Spark managing director Simon Moutter has been outspoken on the matter and says overseas companies need to pay their fair share of tax. As he wrote in The New Zealand Herald in June: “I’ve consistently called on our Government to take more progressive action and lead the way on ending the tax dodging, as has already happened in the United Kingdom and Australia. There is no law that forces them to operate with thinly capitalised local companies, to route revenue through offshore entities, or to have massive levels of intercompany expenses to reduce their taxable profits in New Zealand. They make a considered choice when they use such tactics to avoid paying tax here.”
Xero, one of New Zealand’s biggest startup success stories, is far more internationally focused than Spark, so CEO Rod Drury is less outspoken on the matter. But he does say there’s a real danger of these huge tech companies becoming so large that they’ll be impossible to regulate.
“The bigger issue 30 years out, like an Arnold Schwarzenegger movie, is you’ll have very large companies controlling very large revenue streams,” he says. “You’re already seeing that a bit with Google and Apple.”
One of the running jokes in the HBO show Silicon Valley is that the founders are making the world a better place. But the real Silicon Valley doesn’t seem to be doing a very good job of that, because, while the democratisation of tech is meant to be removing barriers, in many cases it seems to be having the opposite effect.
The diversity issue among the world’s biggest tech companies – put simply: a lot more men than women, very few women in leadership positions, and a lack of ethnic minorities – has been discussed often and many of these companies have committed to releasing regular diversity reports.
Publicly, there seems to be a willingness to address the issue. But there are also plenty of stories about entrenched bad behaviour inside tech companies, as well as from CEOs and investors.
Take Uber, for example. CEO Travis Kalanick recently stepped down amid an investigation into the company’s culture of harassment (and while the company proudly promotes itself as an example of the “gig economy”, it has also come under fire for exploiting workers’ rights).
A recent New York Times piece detailed the sexual harassment several female tech entrepreneurs faced from prominent venture capitalists in Silicon Valley as they attempted to raise money. And, as Buzzfeed’s Doree Shafrir reported in early July, women working in VR say they’ve faced pervasive discrimination and harassment at Silicon Valley companies.
As one anonymous woman in Shafrir’s story said: “I love VR for its potential, but these fucking man-babies are ruining it.”

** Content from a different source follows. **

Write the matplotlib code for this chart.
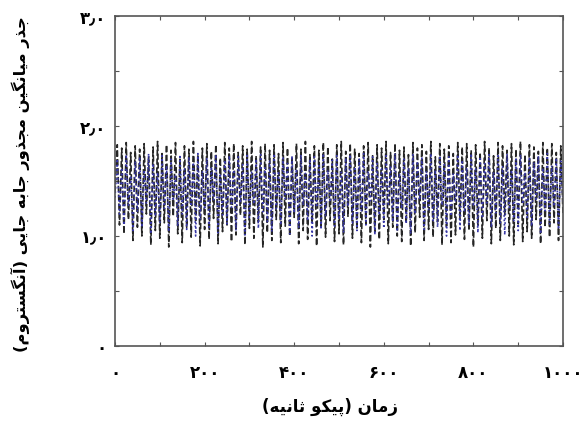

In February, Magic Leap was sued by its former vice president of strategic marketing and brand identity, who said she was fired after repeatedly trying to correct the company’s gender imbalance and hostility towards women. The lawsuit quotes an IT support lead who allegedly said the following: “We have a saying; stay away from the Three Os: Orientals, Old People and Ovaries.”
This lack of diversity isn’t limited to technology, of course. It’s a broader business issue and, speaking with
Idealog on International Women’s Day, Xero managing director Anna Curzon said the fact that there was no female CEO leading an NZX 50 company until Kate McKenzie took over as CEO of Chorus this year was unacceptable.
“There is more than enough evidence and research available to show that diversity in leadership teams and boards drive better outcomes and performance of the business. In my experience, change is CEO-led. A focus on diversity needs to filter down through the business from the top down, so that it’s palpable within the culture of the company.”
Curzon says addressing issues of diversity and equality is not only the right thing to do. It’s also the smart thing to do.
“It has a huge impact on the health and wealth of our economy in New Zealand. If it makes it easier, think about diversity as a key way to grow GDP. But know that all businesses in New Zealand need to be better at reflecting the customers and communities they serve, because all the evidence says this will lead to better business outcomes.”